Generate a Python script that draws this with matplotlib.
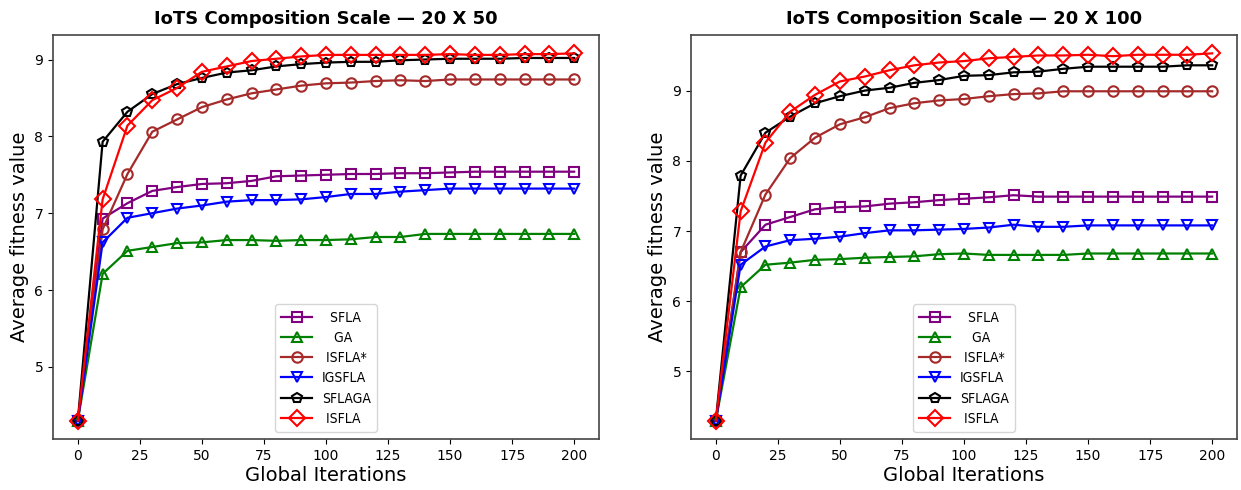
import matplotlib
matplotlib.use("Agg")
import matplotlib.pyplot as plt
from matplotlib.font_manager import FontProperties

iterations = [0, 10, 20, 30, 40, 50, 60, 70, 80, 90, 100, 110, 120, 130, 140, 150, 160, 170, 180, 190, 200]

series_names = ["SFLA", "GA", "ISFLA*", "IGSFLA", "SFLAGA", "ISFLA"]
legend_labels = ["  SFLA", "   GA", " ISFLA*", "IGSFLA", "SFLAGA", " ISFLA"]

titles = ["IoTS Composition Scale \u2014 20 X 50", "IoTS Composition Scale \u2014 20 X 100"]

# 20 x 50
sfla_50 = [4.3, 6.93, 7.13, 7.29, 7.34, 7.38, 7.39, 7.42, 7.48, 7.49, 7.50, 7.51, 7.51, 7.52, 7.52, 7.53, 7.54, 7.54, 7.54, 7.54, 7.54]
ga_50 = [4.3, 6.21, 6.51, 6.56, 6.61, 6.62, 6.65, 6.65, 6.64, 6.65, 6.65, 6.66, 6.69, 6.69, 6.73, 6.73, 6.73, 6.73, 6.73, 6.73, 6.73]
isfla_star_50 = [4.3, 6.79, 7.51, 8.06, 8.22, 8.38, 8.48, 8.56, 8.61, 8.66, 8.69, 8.70, 8.72, 8.73, 8.72, 8.74, 8.74, 8.74, 8.74, 8.74, 8.74]
igsfla_50 = [4.3, 6.62, 6.94, 7.00, 7.06, 7.10, 7.15, 7.17, 7.17, 7.18, 7.21, 7.25, 7.25, 7.28, 7.30, 7.32, 7.32, 7.32, 7.32, 7.32, 7.32]
sflaga_50 = [4.3, 7.93, 8.32, 8.55, 8.68, 8.76, 8.83, 8.86, 8.91, 8.94, 8.96, 8.97, 8.97, 8.99, 9.00, 9.01, 9.01, 9.01, 9.02, 9.02, 9.02]
isfla_50 = [4.3, 7.18, 8.14, 8.47, 8.63, 8.84, 8.91, 8.98, 9.01, 9.04, 9.06, 9.06, 9.06, 9.06, 9.06, 9.07, 9.06, 9.06, 9.07, 9.07, 9.08]

# 20 x 100
sfla_100 = [4.3, 6.70, 7.09, 7.20, 7.31, 7.34, 7.35, 7.39, 7.41, 7.44, 7.46, 7.48, 7.51, 7.49, 7.49, 7.49, 7.49, 7.49, 7.49, 7.49, 7.49]
ga_100 = [4.3, 6.20, 6.52, 6.55, 6.59, 6.60, 6.62, 6.63, 6.64, 6.67, 6.68, 6.66, 6.66, 6.66, 6.66, 6.68, 6.68, 6.68, 6.68, 6.68, 6.68]
isfla_star_100 = [4.3, 6.70, 7.52, 8.04, 8.33, 8.52, 8.62, 8.75, 8.82, 8.86, 8.88, 8.92, 8.95, 8.96, 8.99, 8.99, 8.99, 8.99, 8.99, 8.99, 8.99]
igsfla_100 = [4.3, 6.52, 6.78, 6.87, 6.89, 6.92, 6.97, 7.01, 7.01, 7.02, 7.03, 7.05, 7.09, 7.06, 7.06, 7.08, 7.08, 7.08, 7.08, 7.08, 7.08]
sflaga_100 = [4.3, 7.79, 8.40, 8.63, 8.82, 8.92, 9.00, 9.04, 9.11, 9.15, 9.21, 9.22, 9.26, 9.27, 9.31, 9.34, 9.34, 9.34, 9.34, 9.36, 9.36]
isfla_100 = [4.3, 7.28, 8.26, 8.70, 8.94, 9.13, 9.20, 9.29, 9.36, 9.40, 9.42, 9.46, 9.48, 9.50, 9.50, 9.51, 9.49, 9.51, 9.51, 9.51, 9.53]

panels = [
    [sfla_50, ga_50, isfla_star_50, igsfla_50, sflaga_50, isfla_50],
    [sfla_100, ga_100, isfla_star_100, igsfla_100, sflaga_100, isfla_100],
]

colors = ["purple", "green", "brown", "blue", "black", "red"]
markers = ["s", "^", "o", "v", "p", "D"]
msizes = [7, 7, 7.5, 7, 7, 8]

fig = plt.figure(figsize=(12.41, 4.90), dpi=100)
ax_rects = [
    [53 / 1241, 51 / 490, 546 / 1241, 404 / 490],
    [691 / 1241, 51 / 490, 546 / 1241, 404 / 490],
]

legend_font = FontProperties(family="DejaVu Sans", stretch="condensed", size=10)

for rect, data, title in zip(ax_rects, panels, titles):
    ax = fig.add_axes(rect)
    for vals, lab, c, m, ms in zip(data, legend_labels, colors, markers, msizes):
        ax.plot(iterations, vals, color=c, marker=m, markersize=ms,
                markerfacecolor="none", markeredgecolor=c, markeredgewidth=1.5,
                linewidth=1.6, label=lab)
    ax.set_title(title, fontsize=13, fontweight="bold", pad=8)
    ax.set_xlabel("Global Iterations", fontsize=14, labelpad=2)
    ax.set_ylabel("Average fitness value", fontsize=14)
    ax.set_xticks([0, 25, 50, 75, 100, 125, 150, 175, 200])
    ax.set_yticks([5, 6, 7, 8, 9])
    ax.tick_params(labelsize=10)
    for sp in ax.spines.values():
        sp.set_color("#444444")
        sp.set_linewidth(1.2)
    leg = ax.legend(loc="lower center", frameon=True, prop=legend_font,
                    handlelength=2.2, labelspacing=0.45, borderpad=0.45,
                    handletextpad=0.7)
    leg.get_frame().set_edgecolor("#cccccc")

fig.savefig("out.png", dpi=100)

--------------------

▶ [Exercise brief] Pictures are excluded; copy all other data exactly as shown.

▶ [The reply]
Generate a Python script that draws this with matplotlib.
import matplotlib
matplotlib.use("Agg")
import matplotlib.pyplot as plt
from matplotlib.font_manager import FontProperties

iterations = [0, 10, 20, 30, 40, 50, 60, 70, 80, 90, 100, 110, 120, 130, 140, 150, 160, 170, 180, 190, 200]

series_names = ["SFLA", "GA", "ISFLA*", "IGSFLA", "SFLAGA", "ISFLA"]
legend_labels = ["  SFLA", "   GA", " ISFLA*", "IGSFLA", "SFLAGA", " ISFLA"]

titles = ["IoTS Composition Scale \u2014 20 X 50", "IoTS Composition Scale \u2014 20 X 100"]

# 20 x 50
sfla_50 = [4.3, 6.93, 7.13, 7.29, 7.34, 7.38, 7.39, 7.42, 7.48, 7.49, 7.50, 7.51, 7.51, 7.52, 7.52, 7.53, 7.54, 7.54, 7.54, 7.54, 7.54]
ga_50 = [4.3, 6.21, 6.51, 6.56, 6.61, 6.62, 6.65, 6.65, 6.64, 6.65, 6.65, 6.66, 6.69, 6.69, 6.73, 6.73, 6.73, 6.73, 6.73, 6.73, 6.73]
isfla_star_50 = [4.3, 6.79, 7.51, 8.06, 8.22, 8.38, 8.48, 8.56, 8.61, 8.66, 8.69, 8.70, 8.72, 8.73, 8.72, 8.74, 8.74, 8.74, 8.74, 8.74, 8.74]
igsfla_50 = [4.3, 6.62, 6.94, 7.00, 7.06, 7.10, 7.15, 7.17, 7.17, 7.18, 7.21, 7.25, 7.25, 7.28, 7.30, 7.32, 7.32, 7.32, 7.32, 7.32, 7.32]
sflaga_50 = [4.3, 7.93, 8.32, 8.55, 8.68, 8.76, 8.83, 8.86, 8.91, 8.94, 8.96, 8.97, 8.97, 8.99, 9.00, 9.01, 9.01, 9.01, 9.02, 9.02, 9.02]
isfla_50 = [4.3, 7.18, 8.14, 8.47, 8.63, 8.84, 8.91, 8.98, 9.01, 9.04, 9.06, 9.06, 9.06, 9.06, 9.06, 9.07, 9.06, 9.06, 9.07, 9.07, 9.08]

# 20 x 100
sfla_100 = [4.3, 6.70, 7.09, 7.20, 7.31, 7.34, 7.35, 7.39, 7.41, 7.44, 7.46, 7.48, 7.51, 7.49, 7.49, 7.49, 7.49, 7.49, 7.49, 7.49, 7.49]
ga_100 = [4.3, 6.20, 6.52, 6.55, 6.59, 6.60, 6.62, 6.63, 6.64, 6.67, 6.68, 6.66, 6.66, 6.66, 6.66, 6.68, 6.68, 6.68, 6.68, 6.68, 6.68]
isfla_star_100 = [4.3, 6.70, 7.52, 8.04, 8.33, 8.52, 8.62, 8.75, 8.82, 8.86, 8.88, 8.92, 8.95, 8.96, 8.99, 8.99, 8.99, 8.99, 8.99, 8.99, 8.99]
igsfla_100 = [4.3, 6.52, 6.78, 6.87, 6.89, 6.92, 6.97, 7.01, 7.01, 7.02, 7.03, 7.05, 7.09, 7.06, 7.06, 7.08, 7.08, 7.08, 7.08, 7.08, 7.08]
sflaga_100 = [4.3, 7.79, 8.40, 8.63, 8.82, 8.92, 9.00, 9.04, 9.11, 9.15, 9.21, 9.22, 9.26, 9.27, 9.31, 9.34, 9.34, 9.34, 9.34, 9.36, 9.36]
isfla_100 = [4.3, 7.28, 8.26, 8.70, 8.94, 9.13, 9.20, 9.29, 9.36, 9.40, 9.42, 9.46, 9.48, 9.50, 9.50, 9.51, 9.49, 9.51, 9.51, 9.51, 9.53]

panels = [
    [sfla_50, ga_50, isfla_star_50, igsfla_50, sflaga_50, isfla_50],
    [sfla_100, ga_100, isfla_star_100, igsfla_100, sflaga_100, isfla_100],
]

colors = ["purple", "green", "brown", "blue", "black", "red"]
markers = ["s", "^", "o", "v", "p", "D"]
msizes = [7, 7, 7.5, 7, 7, 8]

fig = plt.figure(figsize=(12.41, 4.90), dpi=100)
ax_rects = [
    [53 / 1241, 51 / 490, 546 / 1241, 404 / 490],
    [691 / 1241, 51 / 490, 546 / 1241, 404 / 490],
]

legend_font = FontProperties(family="DejaVu Sans", stretch="condensed", size=10)

for rect, data, title in zip(ax_rects, panels, titles):
    ax = fig.add_axes(rect)
    for vals, lab, c, m, ms in zip(data, legend_labels, colors, markers, msizes):
        ax.plot(iterations, vals, color=c, marker=m, markersize=ms,
                markerfacecolor="none", markeredgecolor=c, markeredgewidth=1.5,
                linewidth=1.6, label=lab)
    ax.set_title(title, fontsize=13, fontweight="bold", pad=8)
    ax.set_xlabel("Global Iterations", fontsize=14, labelpad=2)
    ax.set_ylabel("Average fitness value", fontsize=14)
    ax.set_xticks([0, 25, 50, 75, 100, 125, 150, 175, 200])
    ax.set_yticks([5, 6, 7, 8, 9])
    ax.tick_params(labelsize=10)
    for sp in ax.spines.values():
        sp.set_color("#444444")
        sp.set_linewidth(1.2)
    leg = ax.legend(loc="lower center", frameon=True, prop=legend_font,
                    handlelength=2.2, labelspacing=0.45, borderpad=0.45,
                    handletextpad=0.7)
    leg.get_frame().set_edgecolor("#cccccc")

fig.savefig("out.png", dpi=100)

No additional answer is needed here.